The Ivanpah Solar Electric Generating System, under construction in the California Mojave Desert near the Nevada border, will reportedly be the world’s largest solar energy project in the world when it is finished.
The plant’s 170,000 heliostat mirrors will focus the sun’s rays on tanks of water, producing steam to run a conventional turbine that produces electricity. Large-scale projects like this were once the focal point of solar’s future, attracting big investors, like Google, tax breaks from government and the ire of environmentalists who protested the disruption and destruction of fragile desert habitats.
That is changing. While solar is still a hot commodity, especially in California where state law compels utilities to get a third of their energy from renewable sources by 2020, there has been a decided shift from large projects to mid-size and small ones.
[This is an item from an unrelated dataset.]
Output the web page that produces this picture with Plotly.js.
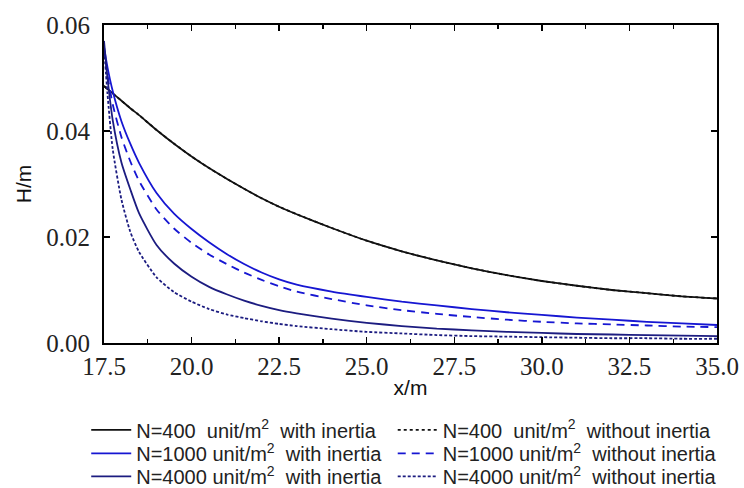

Two of the approved projects were later withdrawn. The Beacon Solar Energy Project in Kern County was terminated August 27, 2013, after winning approval in 2010. Imperial Valley Solar (formerly called SES Solar Two Project) in Imperial County was terminated in 2011.
California’s experience mirrors the nation’s. The Los Angeles Times reported that 365 applications to develop solar plants were submitted to the federal government since 2009, but it looks like only 20 will be built. The first federal auction of public land—3,700 acres in Colorado—for development of solar failed to receive a single bid.
A 30% tax credit that helped fuel big-project construction is being reduced to 10% in 2016 and questions are being raised about how much renewable energy can be absorbed by the energy grid. Resistance from environmentalists and progress in developing a distributive system of energy involving residential consumers, businesses and midsize projects have made an impact.
Tight money, cheap natural gas and the vicissitudes of an energy marketplace still largely focused on fossil fuels have helped put a damper on a once-burgeoning, although briefly, large-scale solar industry.
But also in play are the utilities in California, which recognize renewable energy sources pose a threat to their business model. They have indicated that they are no longer projecting a need for more large-scale solar projects to make the state’s 33% requirement.